Repeat the full listing below verbatim and keep the images out.

* Data lines:
────────────────────────────────────────
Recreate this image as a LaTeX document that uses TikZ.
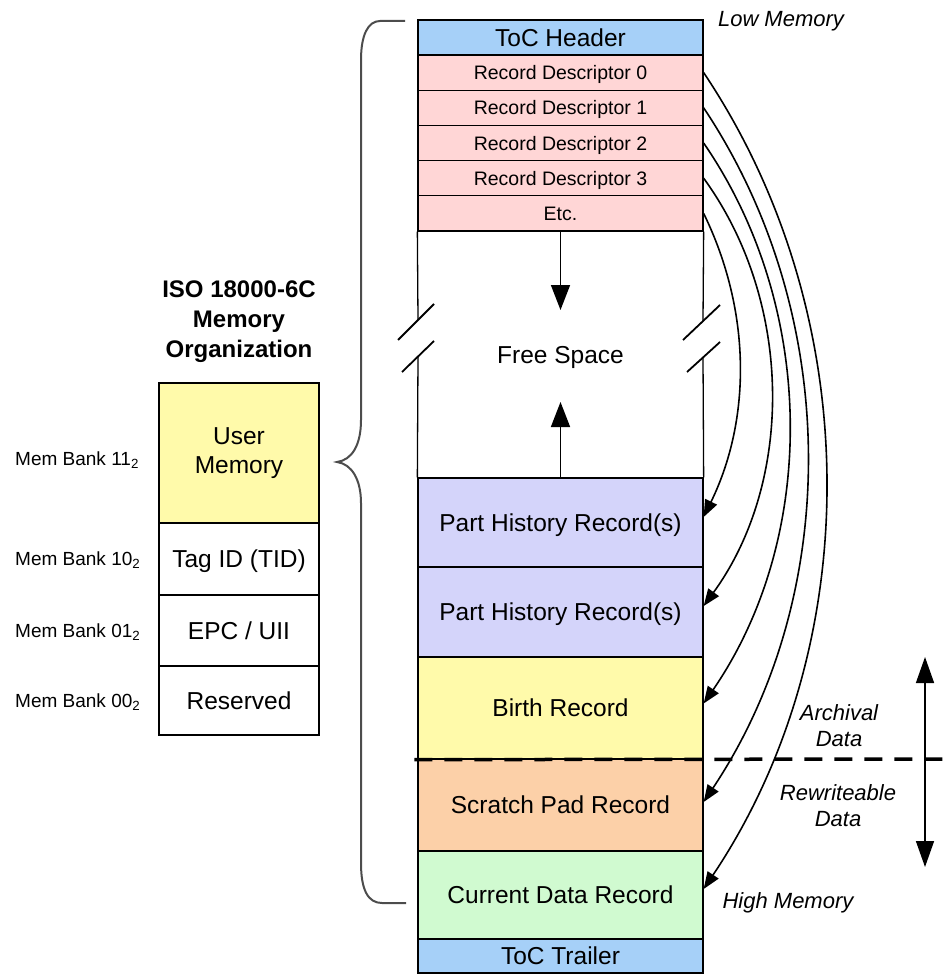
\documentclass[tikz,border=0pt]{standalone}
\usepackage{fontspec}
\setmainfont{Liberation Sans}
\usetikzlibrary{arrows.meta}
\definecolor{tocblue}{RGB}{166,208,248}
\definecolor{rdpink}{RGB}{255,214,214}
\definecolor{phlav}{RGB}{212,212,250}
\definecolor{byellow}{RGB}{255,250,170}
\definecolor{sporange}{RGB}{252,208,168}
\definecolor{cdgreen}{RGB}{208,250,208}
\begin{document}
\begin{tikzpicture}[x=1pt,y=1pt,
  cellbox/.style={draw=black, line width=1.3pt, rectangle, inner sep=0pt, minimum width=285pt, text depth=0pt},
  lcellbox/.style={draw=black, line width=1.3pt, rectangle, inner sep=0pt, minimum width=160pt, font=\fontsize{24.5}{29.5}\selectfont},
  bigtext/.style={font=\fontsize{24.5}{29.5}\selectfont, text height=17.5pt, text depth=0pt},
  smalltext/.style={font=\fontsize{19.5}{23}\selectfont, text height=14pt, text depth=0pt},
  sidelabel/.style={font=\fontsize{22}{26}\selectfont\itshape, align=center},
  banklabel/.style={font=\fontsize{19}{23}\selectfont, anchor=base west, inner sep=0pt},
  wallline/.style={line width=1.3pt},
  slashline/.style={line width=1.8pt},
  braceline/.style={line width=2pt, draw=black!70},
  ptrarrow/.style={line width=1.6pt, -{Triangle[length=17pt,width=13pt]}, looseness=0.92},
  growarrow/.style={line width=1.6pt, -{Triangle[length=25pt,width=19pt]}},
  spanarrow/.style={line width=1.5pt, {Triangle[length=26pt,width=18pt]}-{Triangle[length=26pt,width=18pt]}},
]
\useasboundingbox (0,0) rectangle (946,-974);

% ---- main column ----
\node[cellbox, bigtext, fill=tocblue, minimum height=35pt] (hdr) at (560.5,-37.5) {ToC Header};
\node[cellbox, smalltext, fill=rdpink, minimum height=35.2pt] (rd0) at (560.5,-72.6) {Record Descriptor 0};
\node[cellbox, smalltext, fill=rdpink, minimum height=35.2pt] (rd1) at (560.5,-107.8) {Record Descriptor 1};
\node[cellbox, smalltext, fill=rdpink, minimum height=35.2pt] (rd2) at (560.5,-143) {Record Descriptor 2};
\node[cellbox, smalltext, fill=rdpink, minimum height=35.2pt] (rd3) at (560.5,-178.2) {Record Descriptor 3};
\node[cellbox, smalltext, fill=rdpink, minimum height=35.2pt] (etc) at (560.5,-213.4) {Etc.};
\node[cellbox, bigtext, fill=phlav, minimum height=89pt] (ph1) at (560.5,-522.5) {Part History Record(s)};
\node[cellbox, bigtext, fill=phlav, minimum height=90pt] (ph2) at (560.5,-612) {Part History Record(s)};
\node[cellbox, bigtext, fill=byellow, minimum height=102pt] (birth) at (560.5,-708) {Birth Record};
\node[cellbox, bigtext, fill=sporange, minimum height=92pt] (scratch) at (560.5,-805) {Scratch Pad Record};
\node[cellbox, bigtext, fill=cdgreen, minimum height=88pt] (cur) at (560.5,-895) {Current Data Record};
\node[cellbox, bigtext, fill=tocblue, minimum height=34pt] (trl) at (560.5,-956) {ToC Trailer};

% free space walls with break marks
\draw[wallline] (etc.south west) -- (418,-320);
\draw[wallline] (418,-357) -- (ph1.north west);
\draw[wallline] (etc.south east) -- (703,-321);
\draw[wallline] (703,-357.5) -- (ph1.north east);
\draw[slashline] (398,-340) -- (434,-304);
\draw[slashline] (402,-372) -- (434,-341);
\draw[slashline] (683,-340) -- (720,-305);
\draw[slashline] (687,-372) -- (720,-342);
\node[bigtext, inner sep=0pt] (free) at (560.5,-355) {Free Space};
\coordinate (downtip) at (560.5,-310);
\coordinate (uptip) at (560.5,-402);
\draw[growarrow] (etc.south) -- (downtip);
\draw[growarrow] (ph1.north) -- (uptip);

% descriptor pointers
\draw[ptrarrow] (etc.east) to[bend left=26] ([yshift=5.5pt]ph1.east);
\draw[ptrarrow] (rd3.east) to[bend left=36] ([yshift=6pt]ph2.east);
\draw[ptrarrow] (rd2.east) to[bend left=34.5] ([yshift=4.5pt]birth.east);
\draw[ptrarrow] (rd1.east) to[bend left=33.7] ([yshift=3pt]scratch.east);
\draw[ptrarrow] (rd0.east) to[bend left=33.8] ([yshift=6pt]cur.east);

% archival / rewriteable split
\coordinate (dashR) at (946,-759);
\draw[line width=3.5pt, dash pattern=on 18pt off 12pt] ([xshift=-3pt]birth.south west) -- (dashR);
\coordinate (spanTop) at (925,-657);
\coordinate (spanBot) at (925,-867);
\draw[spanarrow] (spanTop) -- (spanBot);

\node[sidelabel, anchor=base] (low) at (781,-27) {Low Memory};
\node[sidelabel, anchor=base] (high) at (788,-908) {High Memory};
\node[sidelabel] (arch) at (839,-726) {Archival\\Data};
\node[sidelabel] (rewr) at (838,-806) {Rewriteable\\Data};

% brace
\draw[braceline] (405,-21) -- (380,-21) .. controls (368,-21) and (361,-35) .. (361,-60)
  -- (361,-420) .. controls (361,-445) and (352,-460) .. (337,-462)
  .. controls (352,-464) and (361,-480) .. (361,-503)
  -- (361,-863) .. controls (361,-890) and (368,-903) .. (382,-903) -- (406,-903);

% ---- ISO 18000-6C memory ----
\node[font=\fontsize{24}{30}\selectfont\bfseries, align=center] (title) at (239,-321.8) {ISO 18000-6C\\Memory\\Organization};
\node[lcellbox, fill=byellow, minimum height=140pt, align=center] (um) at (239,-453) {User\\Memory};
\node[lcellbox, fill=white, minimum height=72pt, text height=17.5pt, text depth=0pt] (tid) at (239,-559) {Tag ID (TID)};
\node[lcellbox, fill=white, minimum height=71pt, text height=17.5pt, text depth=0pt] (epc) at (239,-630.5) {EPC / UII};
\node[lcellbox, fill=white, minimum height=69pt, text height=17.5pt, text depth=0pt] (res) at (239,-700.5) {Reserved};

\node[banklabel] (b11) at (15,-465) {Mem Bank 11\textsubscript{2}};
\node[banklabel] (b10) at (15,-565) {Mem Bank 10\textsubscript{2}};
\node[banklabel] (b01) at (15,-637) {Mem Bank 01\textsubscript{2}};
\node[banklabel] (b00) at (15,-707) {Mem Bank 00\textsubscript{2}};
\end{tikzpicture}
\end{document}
────────────────────────────────────────
* Output of the task:
Recreate this image as a LaTeX document that uses TikZ.
\documentclass[tikz,border=0pt]{standalone}
\usepackage{fontspec}
\setmainfont{Liberation Sans}
\usetikzlibrary{arrows.meta}
\definecolor{tocblue}{RGB}{166,208,248}
\definecolor{rdpink}{RGB}{255,214,214}
\definecolor{phlav}{RGB}{212,212,250}
\definecolor{byellow}{RGB}{255,250,170}
\definecolor{sporange}{RGB}{252,208,168}
\definecolor{cdgreen}{RGB}{208,250,208}
\begin{document}
\begin{tikzpicture}[x=1pt,y=1pt,
  cellbox/.style={draw=black, line width=1.3pt, rectangle, inner sep=0pt, minimum width=285pt, text depth=0pt},
  lcellbox/.style={draw=black, line width=1.3pt, rectangle, inner sep=0pt, minimum width=160pt, font=\fontsize{24.5}{29.5}\selectfont},
  bigtext/.style={font=\fontsize{24.5}{29.5}\selectfont, text height=17.5pt, text depth=0pt},
  smalltext/.style={font=\fontsize{19.5}{23}\selectfont, text height=14pt, text depth=0pt},
  sidelabel/.style={font=\fontsize{22}{26}\selectfont\itshape, align=center},
  banklabel/.style={font=\fontsize{19}{23}\selectfont, anchor=base west, inner sep=0pt},
  wallline/.style={line width=1.3pt},
  slashline/.style={line width=1.8pt},
  braceline/.style={line width=2pt, draw=black!70},
  ptrarrow/.style={line width=1.6pt, -{Triangle[length=17pt,width=13pt]}, looseness=0.92},
  growarrow/.style={line width=1.6pt, -{Triangle[length=25pt,width=19pt]}},
  spanarrow/.style={line width=1.5pt, {Triangle[length=26pt,width=18pt]}-{Triangle[length=26pt,width=18pt]}},
]
\useasboundingbox (0,0) rectangle (946,-974);

% ---- main column ----
\node[cellbox, bigtext, fill=tocblue, minimum height=35pt] (hdr) at (560.5,-37.5) {ToC Header};
\node[cellbox, smalltext, fill=rdpink, minimum height=35.2pt] (rd0) at (560.5,-72.6) {Record Descriptor 0};
\node[cellbox, smalltext, fill=rdpink, minimum height=35.2pt] (rd1) at (560.5,-107.8) {Record Descriptor 1};
\node[cellbox, smalltext, fill=rdpink, minimum height=35.2pt] (rd2) at (560.5,-143) {Record Descriptor 2};
\node[cellbox, smalltext, fill=rdpink, minimum height=35.2pt] (rd3) at (560.5,-178.2) {Record Descriptor 3};
\node[cellbox, smalltext, fill=rdpink, minimum height=35.2pt] (etc) at (560.5,-213.4) {Etc.};
\node[cellbox, bigtext, fill=phlav, minimum height=89pt] (ph1) at (560.5,-522.5) {Part History Record(s)};
\node[cellbox, bigtext, fill=phlav, minimum height=90pt] (ph2) at (560.5,-612) {Part History Record(s)};
\node[cellbox, bigtext, fill=byellow, minimum height=102pt] (birth) at (560.5,-708) {Birth Record};
\node[cellbox, bigtext, fill=sporange, minimum height=92pt] (scratch) at (560.5,-805) {Scratch Pad Record};
\node[cellbox, bigtext, fill=cdgreen, minimum height=88pt] (cur) at (560.5,-895) {Current Data Record};
\node[cellbox, bigtext, fill=tocblue, minimum height=34pt] (trl) at (560.5,-956) {ToC Trailer};

% free space walls with break marks
\draw[wallline] (etc.south west) -- (418,-320);
\draw[wallline] (418,-357) -- (ph1.north west);
\draw[wallline] (etc.south east) -- (703,-321);
\draw[wallline] (703,-357.5) -- (ph1.north east);
\draw[slashline] (398,-340) -- (434,-304);
\draw[slashline] (402,-372) -- (434,-341);
\draw[slashline] (683,-340) -- (720,-305);
\draw[slashline] (687,-372) -- (720,-342);
\node[bigtext, inner sep=0pt] (free) at (560.5,-355) {Free Space};
\coordinate (downtip) at (560.5,-310);
\coordinate (uptip) at (560.5,-402);
\draw[growarrow] (etc.south) -- (downtip);
\draw[growarrow] (ph1.north) -- (uptip);

% descriptor pointers
\draw[ptrarrow] (etc.east) to[bend left=26] ([yshift=5.5pt]ph1.east);
\draw[ptrarrow] (rd3.east) to[bend left=36] ([yshift=6pt]ph2.east);
\draw[ptrarrow] (rd2.east) to[bend left=34.5] ([yshift=4.5pt]birth.east);
\draw[ptrarrow] (rd1.east) to[bend left=33.7] ([yshift=3pt]scratch.east);
\draw[ptrarrow] (rd0.east) to[bend left=33.8] ([yshift=6pt]cur.east);

% archival / rewriteable split
\coordinate (dashR) at (946,-759);
\draw[line width=3.5pt, dash pattern=on 18pt off 12pt] ([xshift=-3pt]birth.south west) -- (dashR);
\coordinate (spanTop) at (925,-657);
\coordinate (spanBot) at (925,-867);
\draw[spanarrow] (spanTop) -- (spanBot);

\node[sidelabel, anchor=base] (low) at (781,-27) {Low Memory};
\node[sidelabel, anchor=base] (high) at (788,-908) {High Memory};
\node[sidelabel] (arch) at (839,-726) {Archival\\Data};
\node[sidelabel] (rewr) at (838,-806) {Rewriteable\\Data};

% brace
\draw[braceline] (405,-21) -- (380,-21) .. controls (368,-21) and (361,-35) .. (361,-60)
  -- (361,-420) .. controls (361,-445) and (352,-460) .. (337,-462)
  .. controls (352,-464) and (361,-480) .. (361,-503)
  -- (361,-863) .. controls (361,-890) and (368,-903) .. (382,-903) -- (406,-903);

% ---- ISO 18000-6C memory ----
\node[font=\fontsize{24}{30}\selectfont\bfseries, align=center] (title) at (239,-321.8) {ISO 18000-6C\\Memory\\Organization};
\node[lcellbox, fill=byellow, minimum height=140pt, align=center] (um) at (239,-453) {User\\Memory};
\node[lcellbox, fill=white, minimum height=72pt, text height=17.5pt, text depth=0pt] (tid) at (239,-559) {Tag ID (TID)};
\node[lcellbox, fill=white, minimum height=71pt, text height=17.5pt, text depth=0pt] (epc) at (239,-630.5) {EPC / UII};
\node[lcellbox, fill=white, minimum height=69pt, text height=17.5pt, text depth=0pt] (res) at (239,-700.5) {Reserved};

\node[banklabel] (b11) at (15,-465) {Mem Bank 11\textsubscript{2}};
\node[banklabel] (b10) at (15,-565) {Mem Bank 10\textsubscript{2}};
\node[banklabel] (b01) at (15,-637) {Mem Bank 01\textsubscript{2}};
\node[banklabel] (b00) at (15,-707) {Mem Bank 00\textsubscript{2}};
\end{tikzpicture}
\end{document}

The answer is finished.